In New England, Brattle estimated that if demand response could reduce the region's peak gas utility demand by 10%, it could free up enough natural gas to displace up to 54,000 MWh of oil-fired generation. When gas supplies run short and utilities must continue delivering firm supplies to other customers, many dual-fuel generators switch from gas to oil when their gas supply is not available.
Freeing up natural gas to generate electricity would help make natural gas the marginal fuel on most winter days, Brattle said, "resulting in lower electric prices, and also providing added fuel security benefits by increasing natural gas supply to the gas-fired generation fleet."
Gas demand response, Brattle said, could "entirely avoid some price spikes and help improve reliability."
Just a handful of programs exist so far
Perhaps the most well-known of gas demand response programs is one developed by Southern California Gas, after a leak at the the Aliso Canyon storage facility left the region facing potential gas shortages. The utility launched a winter heating demand response program in January and concluded its first program year on April 1. More than 9,200 customers signed up, utility officials told Utility Dive, allowing SoCalGas to directly control almost 10,800 ecobee and Nest smart thermostats.
"As far as we know, SoCalGas is one of the first natural gas utilities to have a wide-scale deployment of smart meters that offers hourly natural gas usage data," spokesperson Irene Nguyen told Utility Dive in an email. "Having this level of detail in our customers' usage patterns has been a key factor in making this program possible."
In New York, regulators last month approved Consolidated Edison Co.'s request to spend $5 million on a gas demand response program in New York City and Westchester County. Also similar to electric programs, ConEd's efforts will work with third-party aggregators to reduce demand. The utility's pilot consists of two components: one focused on large commercial and industrial customers, the other allowing residential and small commercial customers to use their own internet-connected smart thermostats.
Also in New York, National Grid has been working with AutoGrid Systems and IPKeys Technologies to install direct load control devices for furnaces, boilers and other gas-fired equipment in facilities, including city agencies, schools and commercial buildings.

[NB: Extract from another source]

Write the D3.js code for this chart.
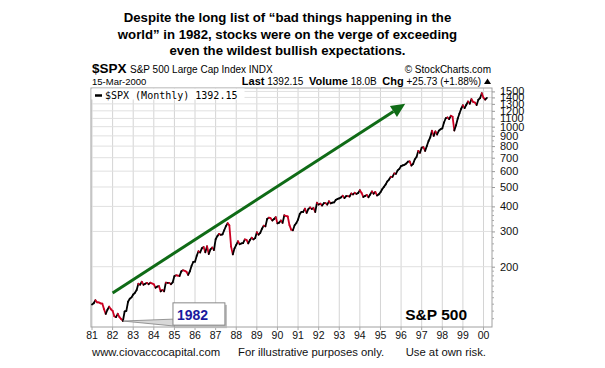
<!DOCTYPE html>
<html><head><meta charset="utf-8">
<script src="https://cdn.jsdelivr.net/npm/d3@7"></script>
<style>body{margin:0;background:#fff}svg{display:block}</style>
</head><body>
<svg id="c" width="605" height="368"></svg>
<script>
const titleLines = ["Despite the long list of \u201cbad things happening in the",
  "world\u201d in 1982, stocks were on the verge of exceeding",
  "even the wildest bullish expectations."];
const startYear = 1981;
const years = ["81","82","83","84","85","86","87","88","89","90","91","92","93","94","95","96","97","98","99","00"];
const yTicks = [200,300,400,500,600,700,800,900,1000,1100,1200,1300,1400,1500];
const yMinor = [110,120,130,140,150,160,170,180,190,220,240,260,280,320,340,360,380,450,550,650,750,850,950];
// monthly closes Jan 1981 .. Mar 2000
const closes = [
129.6,131.3,136.0,132.8,132.6,131.2,130.9,122.8,116.2,121.9,126.4,122.6,
120.4,113.1,112.0,116.4,111.9,109.6,107.1,119.5,120.4,133.7,138.5,140.6,
145.3,148.1,153.0,164.4,162.4,168.1,162.6,164.4,166.1,163.6,166.4,164.9,
163.4,157.1,159.2,160.1,150.6,153.2,150.7,166.7,166.1,166.1,163.6,167.2,
179.6,181.2,180.7,179.8,189.6,191.9,190.9,188.6,182.1,189.8,202.2,211.3,
211.8,226.9,238.9,235.5,247.4,250.8,236.1,252.9,231.3,244.0,249.2,242.2,
274.1,284.2,291.7,288.4,290.1,304.0,318.7,329.8,321.8,251.8,230.3,247.1,
257.1,267.8,258.9,261.3,262.2,273.5,272.0,261.5,271.9,279.0,273.7,277.7,
297.5,288.9,294.9,309.6,320.5,318.0,346.1,351.5,349.2,340.4,346.0,353.4,
329.1,331.9,339.9,330.8,361.2,358.0,356.2,322.6,306.1,304.0,322.2,330.2,
343.9,367.1,375.2,375.3,389.8,371.2,387.8,395.4,387.9,392.5,375.2,417.1,
408.8,412.7,403.7,415.0,415.4,408.1,424.2,414.0,417.8,418.7,431.4,435.7,
438.8,443.4,451.7,440.2,450.2,450.5,448.1,463.6,458.9,467.8,461.8,466.5,
481.6,467.1,445.8,450.9,456.5,444.3,458.3,475.5,462.7,472.4,453.7,459.3,
470.4,487.4,500.7,514.7,533.4,544.8,562.1,561.9,584.4,581.5,605.4,615.9,
636.0,640.4,645.5,654.2,669.1,670.6,640.0,652.0,687.3,705.3,757.0,740.7,
786.2,790.8,757.1,801.3,848.3,885.1,954.3,899.5,947.3,914.6,955.4,970.4,
980.3,1049.3,1101.8,1111.8,1090.8,1133.8,1120.7,957.3,1017.0,1098.7,1163.6,1229.2,
1279.6,1238.3,1286.4,1335.2,1301.8,1372.7,1328.7,1320.4,1282.7,1362.9,1388.9,1469.3,
1394.5,1366.4,1392.2];
// annotation anchors in data terms (decimal year, value)
const arrowPts = [[1982.0,148],[1996.2,1300]];
const calloutYears = [1984.93, 1987.45];
const calloutVals = [132, 101];
const footer = ["www.ciovaccocapital.com","For illustrative purposes only.","Use at own risk."];

const svg = d3.select("#c");
const F = "Liberation Sans, Arial, sans-serif";
const L = 91, R = 492, T = 88, B = 327;
const x = d3.scaleLinear().domain([1981, 2000]).range([92, 483.5]);
const y = d3.scaleLog().domain([100, 1560]).range([B, T]);
const data = closes.map((v,i)=>({t: startYear + i/12, v}));

// title
svg.append("g").selectAll("text").data(titleLines).join("text")
  .attr("x", 287.5).attr("y",(d,i)=>22+i*16.7).attr("text-anchor","middle")
  .attr("font-family",F).attr("font-weight","bold").attr("font-size",13.2).text(d=>d);

// header
svg.append("text").attr("x",92).attr("y",73).attr("font-family",F).attr("font-weight","bold")
  .attr("font-size",13.5).text("$SPX");
svg.append("text").attr("x",130).attr("y",73).attr("font-family",F).attr("font-size",10)
  .text("S&P 500 Large Cap Index INDX");
svg.append("text").attr("x",92).attr("y",84.5).attr("font-family",F).attr("font-size",9.5)
  .text("15-Mar-2000");
svg.append("text").attr("x",491).attr("y",73).attr("text-anchor","end").attr("font-family",F)
  .attr("font-size",10).text("\u00a9 StockCharts.com");
const hdr = svg.append("text").attr("x",481).attr("y",84.5).attr("text-anchor","end")
  .attr("font-family",F).attr("font-size",10);
[["Last",1],[" 1392.15  ",0],["Volume",1],[" 18.0B  ",0],["Chg",1],[" +25.73 (+1.88%)",0]]
  .forEach(([s,b])=>hdr.append("tspan").attr("font-weight",b?"bold":"normal")
    .attr("font-size",b?11:10).attr("xml:space","preserve").text(s));
svg.append("path").attr("d","M484,84 L487.5,78.5 L491,84 Z").attr("fill","#000");

// grid
const g = svg.append("g");
g.selectAll("line.v").data(d3.range(1981,2001)).join("line")
  .attr("x1",d=>x(d)).attr("x2",d=>x(d)).attr("y1",T).attr("y2",B)
  .attr("stroke","#d4d4d4").attr("stroke-width",1);
g.selectAll("line.h").data(yTicks).join("line")
  .attr("x1",L).attr("x2",R).attr("y1",d=>y(d)).attr("y2",d=>y(d))
  .attr("stroke","#e0e0e0").attr("stroke-width",1);
g.append("rect").attr("x",L).attr("y",T).attr("width",R-L).attr("height",B-T)
  .attr("fill","none").attr("stroke","#a0a0a0");

// legend
svg.append("rect").attr("x",L+0.5).attr("y",T+0.5).attr("width",153).attr("height",11).attr("fill","#fff");
svg.append("line").attr("x1",95).attr("x2",102).attr("y1",95.5).attr("y2",95.5).attr("stroke","#000").attr("stroke-width",2.5);
svg.append("text").attr("x",105).attr("y",98.5).attr("font-family","DejaVu Sans Mono, monospace")
  .attr("font-size",10).text("$SPX (Monthly) 1392.15");

// x axis labels
svg.append("g").selectAll("text").data(years).join("text")
  .attr("x",(d,i)=>x(1981+i)).attr("y",339).attr("text-anchor","middle")
  .attr("font-family",F).attr("font-size",10.5).attr("fill","#111").text(d=>d);
svg.append("g").selectAll("line").data(d3.range(1981,2001)).join("line")
  .attr("x1",d=>x(d)).attr("x2",d=>x(d)).attr("y1",B).attr("y2",B+3).attr("stroke","#aaa");

// y axis
const ya = svg.append("g").attr("transform",`translate(${R},0)`)
  .call(d3.axisRight(y).tickValues(yTicks).tickFormat(d3.format("d")).tickSize(3).tickPadding(5));
ya.select(".domain").remove();
ya.selectAll("line").attr("stroke","#999");
ya.selectAll("text").attr("font-family",F).attr("font-size",11).attr("fill","#111");
svg.append("g").selectAll("line").data(yMinor).join("line")
  .attr("x1",R).attr("x2",R+2).attr("y1",d=>y(d)).attr("y2",d=>y(d)).attr("stroke","#aaa");

// price line, coloured by direction
const segs = d3.pairs(data);
svg.append("g").selectAll("line").data(segs).join("line")
  .attr("x1",d=>x(d[0].t)).attr("y1",d=>y(d[0].v)).attr("x2",d=>x(d[1].t)).attr("y2",d=>y(d[1].v))
  .attr("stroke",d=>d[1].v<d[0].v?"#cc0022":"#000").attr("stroke-width",1.8).attr("stroke-linecap","round");

// green arrow
const [a0,a1] = arrowPts.map(p=>[x(p[0]),y(p[1])]);
const ang = Math.atan2(a1[1]-a0[1],a1[0]-a0[0]);
const hl = 14, hw = 6.5;
const bx = a1[0]-hl*Math.cos(ang), by = a1[1]-hl*Math.sin(ang);
svg.append("line").attr("x1",a0[0]).attr("y1",a0[1]).attr("x2",bx).attr("y2",by)
  .attr("stroke","#0f6b16").attr("stroke-width",3);
svg.append("path").attr("d",`M${a1[0]},${a1[1]} L${bx+hw*Math.sin(ang)},${by-hw*Math.cos(ang)} L${bx-hw*Math.sin(ang)},${by+hw*Math.cos(ang)} Z`)
  .attr("fill","#0f6b16");

// callout
const low = data.reduce((m,d)=>d.v<m.v?d:m);
const cx0 = x(calloutYears[0]), cx1 = x(calloutYears[1]), cy0 = y(calloutVals[0]), cy1 = y(calloutVals[1]);
svg.append("path").attr("d",`M${x(low.t)},${y(low.v)} L${cx0},${cy1-7} L${cx0+2},${cy1} Z`)
  .attr("fill","#d8d8d8").attr("stroke","#808080").attr("stroke-width",0.8);
svg.append("rect").attr("x",cx0+2).attr("y",cy0+2).attr("width",cx1-cx0).attr("height",cy1-cy0)
  .attr("fill","#bbb");
svg.append("rect").attr("x",cx0).attr("y",cy0).attr("width",cx1-cx0).attr("height",cy1-cy0-1)
  .attr("fill","#fff").attr("stroke","#888");
svg.append("text").attr("x",cx0+4).attr("y",cy1-6).attr("font-family",F).attr("font-weight","bold")
  .attr("font-size",14).attr("fill","#1a1a9e").text("1982");

// S&P 500 label
svg.append("text").attr("x",x(1999.2)).attr("y",y(108)).attr("text-anchor","end")
  .attr("font-family",F).attr("font-weight","bold").attr("font-size",15.5).text("S&P 500");

// footer
svg.append("g").selectAll("text").data(footer).join("text")
  .attr("x",(d,i)=>[92,238,486][i]).attr("y",356).attr("text-anchor",(d,i)=>i==2?"end":"start")
  .attr("font-family",F).attr("font-size",11.3).attr("fill","#111").text(d=>d);
</script>
</body></html>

With the first year of its winter demand response program in the books, SoCalGas said that an independent evaluation report concluded customers saved 0.03 to 0.05 therms during morning events, "representing load impacts between 16-25% per customer." For evening events, the utility said customers saved 0.012 to 0.019 therms, representing load impacts between 10.7%-15.6% per customer.
The utility said it is reviewing the evaluation results and is "conferring with stakeholders on testing new event strategies to improve upon the results from last winter."
Greater challenges exist for gas DR
While there are many similarities between gas and electric demand response, analysts say there are also enough differences to pose challenges for the fossil fuel. Navigant's Feldman said that gas markets are not as precise as power markets, making valuations of gas demand response difficult.
"There is no equivalent price for a nega-molecule of methane in natural gas markets," he wrote in Navigant's analysis. "The price value of gas DR has to be a negotiation due to lack of a market structure."
Another challenge is that many gas consumers are already insulated from price volatility because of the way natural gas is traded — often hedged to reduce volatility — making it difficult to send market signals. Because much of a utility's gas supply is contracted in advance, if there is a need to purchase additional supply it typically winds up being just a small fraction of overall demand — making the value of of avoiding that extra gas difficult to work out.
"On the electric side, you have very well-developed hourly energy prices and capacity markets. On the gas side, the markets are less transparent and you don't have hourly pricing," Feldman said. There are also differences in the technology. There has not been as much development of control technology for gas loads, he said, "whereas on the electric side there are all kinds of control systems."
Gas metering capabilities are also more limited, according to Brattle's research. "The deployment of advanced gas meters (for daily measurement) for small- and medium-size customers is relatively limited, while it is widespread for electricity," the firm said.
The lack of diversity in use cases is also a hurdle. Gas customers tend to have less flexibility, and so far they have been less engaged than their electric counterpoints, according to Brattle. But the resource is worth pursuing, the firm stressed.
"In the short-term, natural gas DR could entirely avoid some price spikes and help improve reliability," Brattle said. Gas demand response could also "allow gas-fired generators to displace high-cost alternatives and potentially set electricity price[s]."
Severe weather use
Analysts are also looking at severe weather — like the bomb cyclone which occurred this January — as another use for gas demand response. Severe weather earlier this year created record levels of gas demand and spiked both gas and power prices around the country, according to the U.S. Energy Information Administration.
"A constrained natural gas pipeline network led to a significant increase in oil-fired and dual-fuel generation in New England and New York and, to a lesser extent, in the Mid-Atlantic," EIA said of the industry's response to the frigid January weather.
In April, U.S. Sen. Sheldon Whitehouse, D-R.I., introduced legislation that would direct the U.S. Department of Energy to study natural gas demand response, and require federal regulators to develop a pilot program using the latest technology.
Whitehouse told Utility Dive in April, when the bill was being developed, that he knows demand response can be a part of the natural gas supply solution, but the key is in educating gas companies and consumers. "Utilities are already succeeding with these programs," he said, adding that the new legislation "will help spread that success around the country."
The legislation was referred to the Committee on Energy and Natural Resources on April 11, but no action has been taken since.